La Justice apparaît ainsi comme une leçon et comme une fonction. Son incidence est double: théologique et sociale. Théologique- parce que la Justice implique une connaissance de Dieu antérieure à la constitution juridique de la cité. Sociale - parce que dans la cité soumise à la connaissance de Dieu, la Justice fixe les rapports entre les hommes. Elle n'est pas seulement l'administration périodique par certains d'une mesure opportune ou sage. C'est une alliance entre Dieu et les hommes. Elle se fait par le concours indispensable de tous, à tout instant, dans toutes les phases de la vie individuelle et collective. Comportant une multiplicité de termes et recouvrant une extrême diversité, la Justice signifie dans l'Ancien Testament à la fois la vénération, le respect, la légalité, l'amour et la charité. Elle symbolise la vertu sainte et l'honnêteté profane. Elle est non moins l'équité et le bon droit que le droit strict et la sévérité. Elle englobe la clémence et la rigueur. Elle représente surtout la sincérité, l'intégrité, la pauvreté et l'innocence.

…Je ne saurais faire meilleure oeuvre de synthèse qu'en rapportant le texte intégral du Deutéronome , chapitre 16, verset 18 et suivants: "Tu institueras des juges et des magistrats dans toutes les villes que l'Eternel ton Dieu te donnera dans chacune de tes tribus; et ils devront juger le peuple selon la justice. Ne fait pas fléchir le droit, n'aie pas égard à la personne, et n'accepte point de présent corrupteur, car la corruption aveugle les yeux des sages et fausse la parole des justes. C'est la justice, la justice seule que tu dois rechercher !"

Du début jusqu'à la fin du Pentateuque le principe de la législation reste celui de la recherche de la justice. Aimer Dieu, suivre ses voies, défendre la veuve et l'orphelin, secourir l'indigent et protéger l'étranger, c'est rendre la justice, c'est l'appliquer. Rien ne peut être soustrait à la règle de justice, ni dans la sphère du droit public ni dans celle du droit privé, ni dans les moments solennels, ni aux heures banales de la vie. L'homme tout entier est "livré" : il est sous l'emprise incessante et implacable de la justice qui, toujours, veut se manifester et être manifestée.

…L'expérience de la souffrance a pour corollaire l'accomplissement de la justice. Il est clair que sur ce point l'Ancien Testament a complétement innové.

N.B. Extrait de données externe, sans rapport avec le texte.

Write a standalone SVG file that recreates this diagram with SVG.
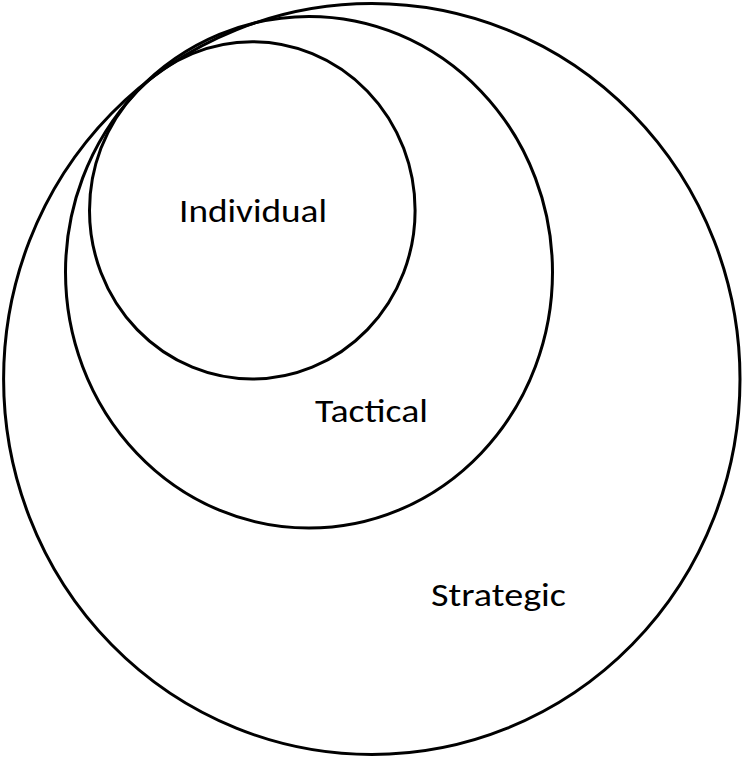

En effet, l'antiquité non biblique, influencée par le mythe de Prométhée, ignorait que la souffrance pût engendrer mieux que la révolte ou le dédain. Remarquons, d'autre part, qu'en nouant la pratique de la justice au souvenir d'un esclavage, l'Ancien Testament bouleversait non seulement l'éthique mais encore la politique de l'antiquité.

…Ce n'est pas à propos de la science que naît le problème de la Justice dans les Ecritures. Mais il surgit à propos de l'homme. C'est l'homme que la justice doit situer devant Dieu, avec le prochain, dans le cadre d'un contrat divin. La rupture de l'homme avec son prochain équivaut à la rupture du contrat, de l'alliance avec Dieu. Pour restituer la révélation, il faut restituer la justice par rapport à l'agglomération de toutes les individualités, sans distinction. L'esclave, l'étranger, le pauvre sont des êtres déficients qui ont besoin d'un rétablissement. Le pécheur a besoin d'absolution. Leur présence aux côtés de l'homme suffit à obliger ce dernier. Ils sont «le prochain». En somme, dans l'Ancien Testament, l'idée de justice et la notion du prochain sont indissolubles. Je suis presque tenté de dire qu'il faut comprendre l'influence de la notion du prochain dans l'Ancien Testament, comme nous comprenons, en droit civil, le rôle de la cause dans les obligations. C'est le prochain qui constitue la cause de la justice. Il incarne la condition essentielle de la validité du contrat divin.

…Nous croyons, quant à nous, serviteurs de l'ordre judiciaire que l'oeuvre de justice est impérissable. Et nous savons que pour la continuer, il faut construire fidèlement. Sans rien omettre ou oublier. Car les meilleurs matériaux de l'avenir, ce sont les leçons du passé.